Today’s devotion used the same verse (Ephesians 4:31) that my lesson from a Bible study I went to last night used. It talks about casting off all bitterness (along with indignation, wrath, resentment, quarrelling and slander, along with all other malice). The emphasis of this devotion is casting off bitterness, which is the one that got me last night, too.
Sometimes I am bitter without really realizing it. Today’s devotion tells us not to be bitter towards God, because He doesn’t control what people do to us, and He’s the best friend we could have. If we’re bitter toward Him because of things that happen to us, we’re putting a wall up in that friendship, and we can’t hear His voice as clearly.

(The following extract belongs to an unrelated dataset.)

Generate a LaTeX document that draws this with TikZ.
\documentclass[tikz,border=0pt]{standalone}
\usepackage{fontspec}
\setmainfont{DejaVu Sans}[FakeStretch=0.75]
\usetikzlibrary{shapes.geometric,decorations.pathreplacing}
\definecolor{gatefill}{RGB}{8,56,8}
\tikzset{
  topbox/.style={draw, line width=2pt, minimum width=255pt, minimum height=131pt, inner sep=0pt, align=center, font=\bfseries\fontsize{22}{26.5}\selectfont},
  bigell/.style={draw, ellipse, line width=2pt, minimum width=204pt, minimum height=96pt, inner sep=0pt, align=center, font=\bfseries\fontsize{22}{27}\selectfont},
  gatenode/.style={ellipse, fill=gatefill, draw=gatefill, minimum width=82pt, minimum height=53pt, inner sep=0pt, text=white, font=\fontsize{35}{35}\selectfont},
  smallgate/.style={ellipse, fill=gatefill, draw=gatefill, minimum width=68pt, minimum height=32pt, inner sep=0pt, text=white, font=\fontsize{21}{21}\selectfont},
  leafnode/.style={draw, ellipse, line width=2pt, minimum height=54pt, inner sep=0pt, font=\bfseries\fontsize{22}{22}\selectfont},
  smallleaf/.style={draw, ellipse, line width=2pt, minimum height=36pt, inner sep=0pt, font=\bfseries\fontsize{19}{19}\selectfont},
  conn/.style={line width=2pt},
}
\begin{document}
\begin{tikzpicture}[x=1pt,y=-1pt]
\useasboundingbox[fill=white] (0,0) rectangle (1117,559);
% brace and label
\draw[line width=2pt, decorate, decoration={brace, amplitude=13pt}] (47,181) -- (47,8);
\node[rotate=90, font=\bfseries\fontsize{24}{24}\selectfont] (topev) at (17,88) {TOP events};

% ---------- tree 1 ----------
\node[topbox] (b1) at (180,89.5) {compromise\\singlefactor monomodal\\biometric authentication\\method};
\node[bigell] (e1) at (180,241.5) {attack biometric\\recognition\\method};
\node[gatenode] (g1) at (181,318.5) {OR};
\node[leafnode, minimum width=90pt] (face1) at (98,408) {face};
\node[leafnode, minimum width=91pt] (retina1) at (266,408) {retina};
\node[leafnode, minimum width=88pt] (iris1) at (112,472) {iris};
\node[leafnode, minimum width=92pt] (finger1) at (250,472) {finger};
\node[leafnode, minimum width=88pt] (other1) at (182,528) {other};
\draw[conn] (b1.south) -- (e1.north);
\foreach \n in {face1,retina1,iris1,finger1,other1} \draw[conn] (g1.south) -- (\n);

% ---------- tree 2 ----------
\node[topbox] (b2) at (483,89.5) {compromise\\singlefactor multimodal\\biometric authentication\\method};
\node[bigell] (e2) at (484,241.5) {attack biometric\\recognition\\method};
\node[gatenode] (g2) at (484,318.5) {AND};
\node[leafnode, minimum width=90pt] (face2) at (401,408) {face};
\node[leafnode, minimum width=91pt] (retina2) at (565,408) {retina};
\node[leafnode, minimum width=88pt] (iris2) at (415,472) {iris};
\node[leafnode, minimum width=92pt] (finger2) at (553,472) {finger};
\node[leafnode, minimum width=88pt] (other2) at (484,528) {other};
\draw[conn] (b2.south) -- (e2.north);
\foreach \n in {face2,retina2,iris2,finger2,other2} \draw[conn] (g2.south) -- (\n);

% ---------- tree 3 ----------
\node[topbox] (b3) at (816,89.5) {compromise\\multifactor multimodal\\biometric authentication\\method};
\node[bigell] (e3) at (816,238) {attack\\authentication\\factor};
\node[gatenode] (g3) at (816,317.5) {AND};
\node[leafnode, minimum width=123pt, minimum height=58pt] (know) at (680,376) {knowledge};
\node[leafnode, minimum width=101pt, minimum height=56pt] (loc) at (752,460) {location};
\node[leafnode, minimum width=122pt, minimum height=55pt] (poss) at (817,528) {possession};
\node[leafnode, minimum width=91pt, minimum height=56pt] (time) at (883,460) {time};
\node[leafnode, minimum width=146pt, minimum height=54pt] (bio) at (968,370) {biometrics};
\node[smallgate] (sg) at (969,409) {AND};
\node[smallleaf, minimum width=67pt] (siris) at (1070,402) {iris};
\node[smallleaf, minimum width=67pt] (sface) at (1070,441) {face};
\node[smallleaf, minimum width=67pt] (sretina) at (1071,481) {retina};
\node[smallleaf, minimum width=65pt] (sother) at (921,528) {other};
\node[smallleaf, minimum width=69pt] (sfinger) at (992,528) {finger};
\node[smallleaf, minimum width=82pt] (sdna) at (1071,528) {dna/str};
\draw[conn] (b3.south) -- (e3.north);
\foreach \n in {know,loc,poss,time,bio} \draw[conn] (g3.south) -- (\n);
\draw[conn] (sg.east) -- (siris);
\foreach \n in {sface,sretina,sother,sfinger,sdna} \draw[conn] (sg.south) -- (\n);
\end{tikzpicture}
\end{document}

But my thoughts to a little further than just saying bitterness towards God hinder our relationship with Him. I believe if we have bitterness against anyone it hinders our relationship with God, and blocks His voice from our hearts. And right now, I’m really struggling with that. I’m bitter over a situation that happened between my best friend and me less than a week ago. I try to tell myself the reason we haven’t talked is we just haven’t had time or we have nothing to talk about, but the truth is, I’m usually the one to initiate conversation and I’ve had no desire to talk to him this past week, because inside I’m still really hurt. I fear it has started to turn to bitterness. In fact, just yesterday I was in my (old) room crying and thinking about how much I don’t want to move right now because I don’t want to see him.
It’s something I really need to hand up to God, because only God can erase those feelings from my heart. I can’t do it on my own, because on my own I want to stay bitter and mean and see him get what he deserves. But Christ living in me wants me to forgive and restore that friendship completely.